The Wolf Creek crater, which is 900 m wide, in the eastern Kimberley, Western Australia, formed 300,000 years ago. Kandimalal is the name in the local Jaru language for the Wolf Creek Crater, and there are several stories about the formation of the crater (Goldsmith, 2000). Included among these is a being that was digging for yams, a Rainbow Serpent emerging from the ground, and a star falling to Earth. Views from Western scientists working in the area are apparently incorporated into some traditions, as attested to by an Elder who claimed the star-story was “white man’s story” Reeves-Sandy, 2007).

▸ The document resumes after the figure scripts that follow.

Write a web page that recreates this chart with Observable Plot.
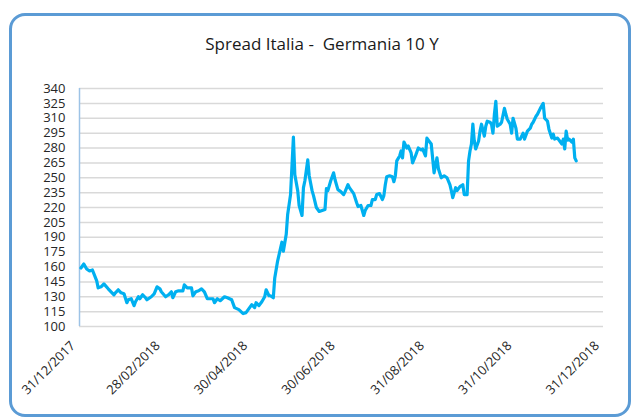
<!DOCTYPE html>
<html>
<head>
<meta charset="utf-8">
<script src="https://cdn.jsdelivr.net/npm/d3@7"></script>
<script src="https://cdn.jsdelivr.net/npm/@observablehq/plot@0.6"></script>
<style>
  html, body { margin: 0; padding: 0; background: #fff; }
  #wrap { position: relative; width: 631px; height: 418px; overflow: hidden; font-family: "Open Sans", sans-serif; }
  #frame { position: absolute; left: 9px; top: 13px; width: 622px; height: 404px; box-sizing: border-box;
           border: 3px solid #5b9bd5; border-radius: 16px; }
  #title { position: absolute; top: 34px; left: 322px; transform: translateX(-50%); white-space: pre;
           font-size: 17px; line-height: 20px; color: #1a1a1a; }
  #chart { position: absolute; left: 0; top: 0; }
</style>
</head>
<body>
<div id="wrap">
  <div id="frame"></div>
  <div id="title">Spread Italia -  Germania 10 Y</div>
  <div id="chart"></div>
</div>
<script>
const titleText = "Spread Italia -  Germania 10 Y";
// day number since 31/12/2017 (1 = 01/01/2018)
const days = [
  1,3,5,7,9,12,13,15,17,20,
  22,24,25,27,29,31,33,34,36,38,
  39,41,42,44,46,47,50,52,54,56,
  57,60,62,64,65,67,69,72,73,75,
  78,79,81,83,85,87,89,91,93,94,
  96,98,101,103,106,108,111,114,116,118,
  120,122,123,125,127,129,130,132,133,135,
  136,138,141,142,144,145,147,149,150,152,
  153,155,156,157,159,160,162,163,165,167,
  169,171,172,173,175,177,178,180,182,184,
  185,187,188,190,191,193,194,196,198,199,
  201,203,204,206,207,209,211,212,213,214,
  216,218,219,220,221,223,224,225,226,228,
  229,231,232,234,236,238,239,241,242,243,
  245,247,249,250,252,254,256,258,259,260,
  262,263,265,267,268,270,271,272,273,274,
  275,276,278,279,280,282,283,284,286,287,
  288,289,290,291,293,294,296,297,298,300,
  301,302,304,305,307,309,310,312,314,315,
  316,318,319,321,323,324,326,327,329,330,
  331,333,335,336,337,338,339,340,341,343,
  344,345,346
];
const spread = [
  159,163,158,156,157,146,139,140,143,138,
  135,132,134,137,134,133,124,127,128,121,
  125,130,128,132,129,127,130,133,140,138,
  135,130,132,135,129,135,136,136,142,139,
  139,131,135,136,138,135,128,128,128,124,
  128,126,130,129,127,119,117,113,114,118,
  122,119,124,121,125,130,137,131,131,129,
  149,166,185,176,193,213,233,291,253,237,
  222,212,240,247,268,252,237,232,220,216,
  217,218,239,237,247,255,248,238,236,233,
  236,243,240,236,234,225,221,222,212,217,
  222,222,228,228,233,234,228,232,243,251,
  252,251,246,252,267,272,277,270,286,280,
  282,275,265,272,280,278,279,272,290,288,
  284,255,270,259,250,252,250,243,237,230,
  240,237,241,243,233,233,267,277,284,304,
  287,279,287,297,304,292,302,307,306,304,
  295,314,327,302,304,306,320,314,309,304,
  295,310,300,289,289,295,289,297,300,304,
  306,312,314,320,325,310,307,299,290,294,
  289,290,286,284,289,279,297,288,289,286,
  289,270,267
];
const yTicks = [100,115,130,145,160,175,190,205,220,235,250,265,280,295,310,325,340];
const tickDates = ["2017-12-31","2018-02-28","2018-04-30","2018-06-30","2018-08-31","2018-10-31","2018-12-31"];
const tickLabels = ["31/12/2017","28/02/2018","30/04/2018","30/06/2018","31/08/2018","31/10/2018","31/12/2018"];

const start = new Date(Date.UTC(2017, 11, 31));
const end = new Date(Date.UTC(2018, 11, 31));
const data = days.map((d, i) => ({date: d3.utcDay.offset(start, d), value: spread[i]}));
const xTicks = tickDates.map((s, i) => ({date: new Date(s + "T00:00:00Z"), label: tickLabels[i]}));

const chart = Plot.plot({
  width: 631,
  height: 418,
  marginLeft: 79,
  marginRight: 28,
  marginTop: 88,
  marginBottom: 92,
  x: {type: "utc", domain: [start, end], axis: null},
  y: {domain: [100, 340]},
  style: {fontFamily: "Open Sans", fontSize: "13px", color: "#262626", background: "transparent", overflow: "visible"},
  marks: [
    Plot.ruleY(yTicks, {stroke: "#d9d9d9", strokeWidth: 1.5}),
    Plot.ruleX([start], {stroke: "#9dc3e6", strokeWidth: 1.5}),
    Plot.axisY(yTicks, {tickSize: 0, tickPadding: 14, label: null, fontSize: 13}),
    Plot.lineY(data, {x: "date", y: "value", stroke: "#00b0f0", strokeWidth: 3.2, strokeLinejoin: "round"}),
    Plot.text(xTicks, {x: "date", text: "label", frameAnchor: "bottom", rotate: -45, textAnchor: "end",
      lineAnchor: "top", dx: -10, dy: 13.5, fontSize: 13, fill: "#262626"})
  ]
});
document.getElementById("chart").appendChild(chart);
</script>
</body>
</html>
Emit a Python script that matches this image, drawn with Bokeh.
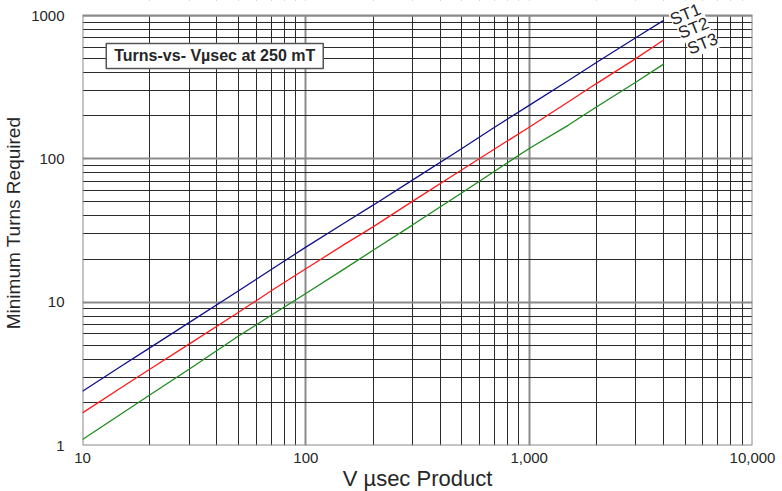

Gosses Bluff crater, a crater that is 22 km wide that is heavily eroded, having formed about 142 Ma, is in Central Australia to the west of Alice Springs, Northern Territory. All that remains of the crater at the present is a range of hills that is ring-shaped, 5 km wide and 150 m high. To the Western Arrernte people it is Tnorala. According to the traditions of the Arrernte a group of 8 women were going to take the form of stars to have a corroboree in the Milky Way. One of the women set her baby down in a wooden basket that was called a turna. As she danced with the other women in the ceremony, the baby rolled off the Milky Way and fell to Earth. The rocks were driven upwards to form a mountain range in the form of a ring by the impact of the baby and the turna. The constellation Corona Australis that can be seen in the sky (the Southern Crown) is the turna.
The Henbury crater field, located to the south of Alice Springs, is the youngest group of impact sites in Australia. The result of the disintegration of a meteorite in the atmosphere (an air burst) was the formation of 13 craters that cover an area of 1 km2. The impact was probably witnessed by Aboriginal people as it occurred less than 4,700 years ago. According to oral traditions that were collected in the 1930s it is the place where a fire devil came from the Sun and ran down to the Earth, creating the craters. The spirit burned and ate people because they broke sacred laws. The Aboriginal people would not collect water from the craters as they were afraid the fire devil would fill them with iron.
Meteorites were used by some people as axe blades, but they were generally viewed with reverence as sacred objects. In western Queensland some Aboriginal people were “deadly afraid” of meteorites from the Tenham meteorite fall of 1879. Outside of Melbourne a large exposed meteorite was struck with the axes of some local Aboriginal people. There is evidence that Aboriginal people transported meteorites over long distance, but the reasons for this are unknown (Bevan & Bindon, 1996). Interest in meteorites by White people in the early 20th century led Aboriginal people to collect meteorites and tektites for sale. It was common for Aboriginal people to use tektites for surgical tools and ritual implements (Baker, 1957; Edwards, 1966).